I don't like the river call. Yeah, pot is big, yada yada yada. But you described CO as not unreasonable postflop despite his willingness to see a lot of flops. Does CO raise the field on the turn with a hand that is losing to 9s Q-kicker on the river - there's not a whole lot of hands like that? Seems to me that CO's range, based on flop and turn play, needs to be narrowed pretty significantly to a range that has you in pretty bad shape (note you hold the 9 [img]/images/graemlins/diamond.gif[/img] so CO is not betting / raising pair + FD).

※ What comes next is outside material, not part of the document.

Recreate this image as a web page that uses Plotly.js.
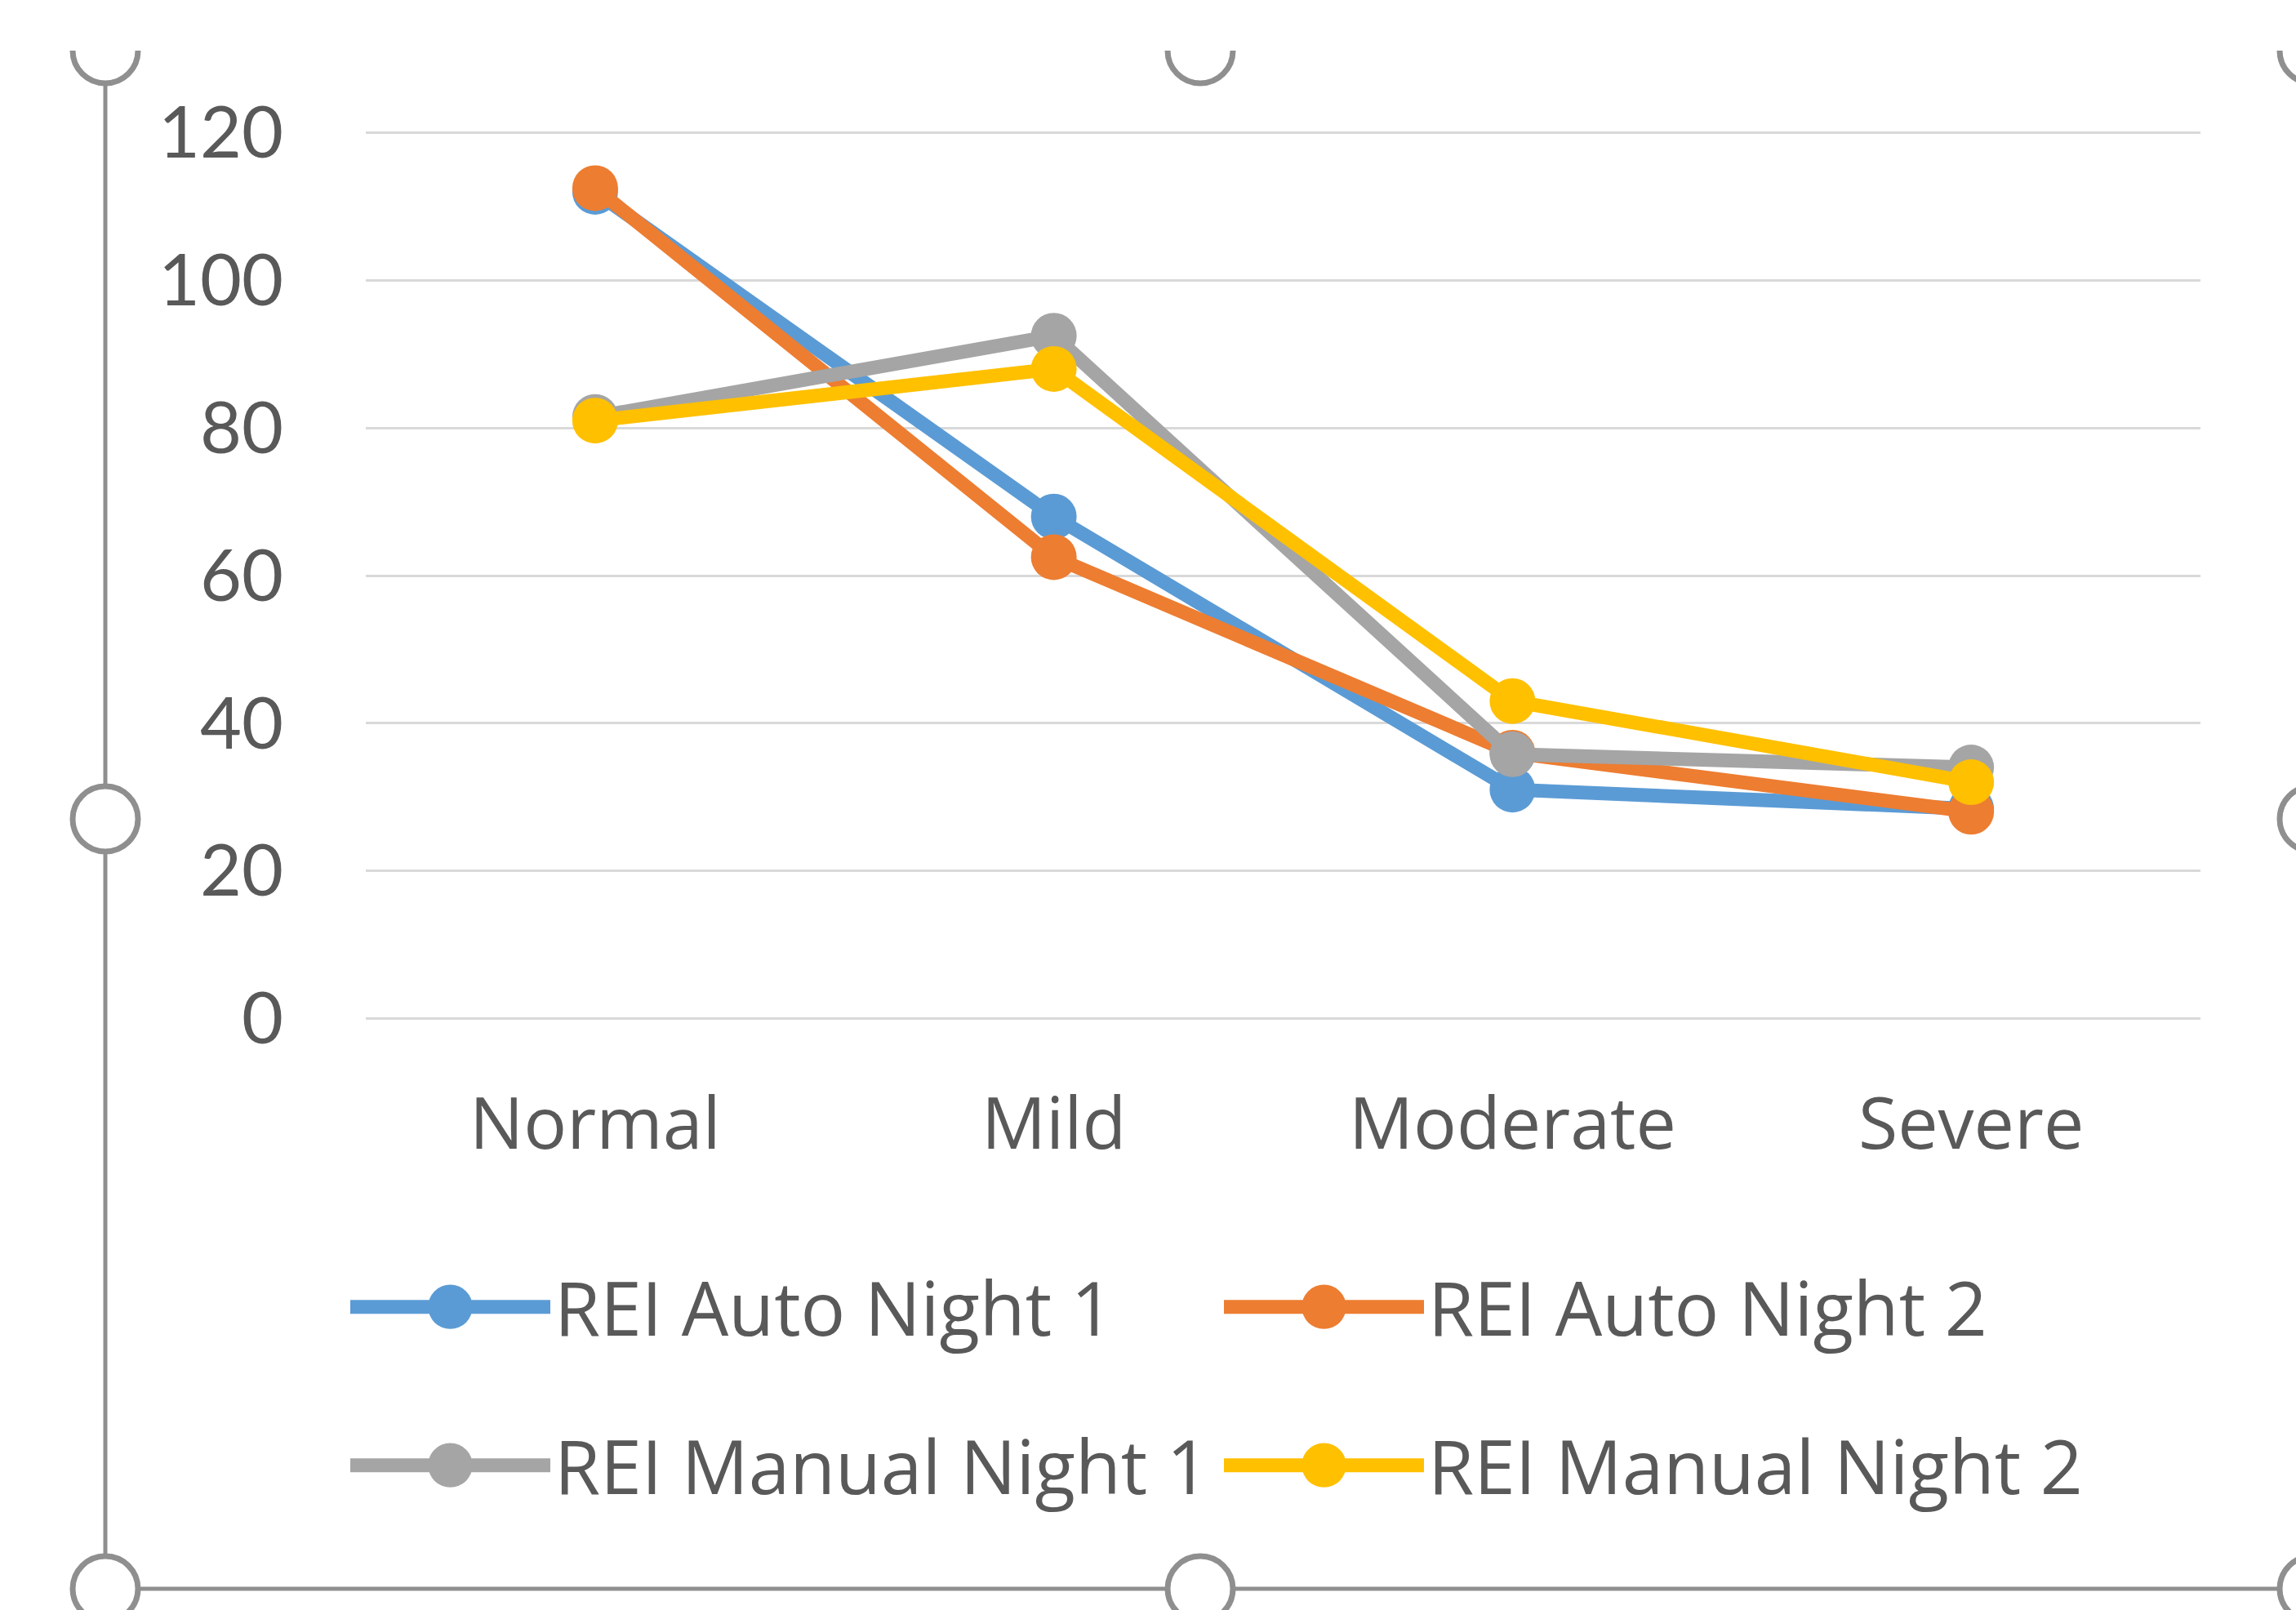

Add in your reads on np's range with him to act behind, and it seems to me that calling is the least attractive of your options.

If you told me that CO is pretty nutso post-flop and could conceivably be playing 88 or a goofy FD like this, then you've got a case for raising the river to fold out an np J and then folding to np's three-bet if it comes. If CO really is reasonable post-flop, I think you're better off folding here.

Edit: Cross-posted with a bunch of others. Did a bit of math. Assuming np folds a naked J to a raise always and has KQ 40% of the time, you still need to be ahead of CO more than 20% of the time to consider a raise. I don't think you're close to 20% unless your read isn't accurate; How often do you think np folds a naked j instead of just overcalling? It would need to be pretty high given the likelihood that you're losing to CO in any event.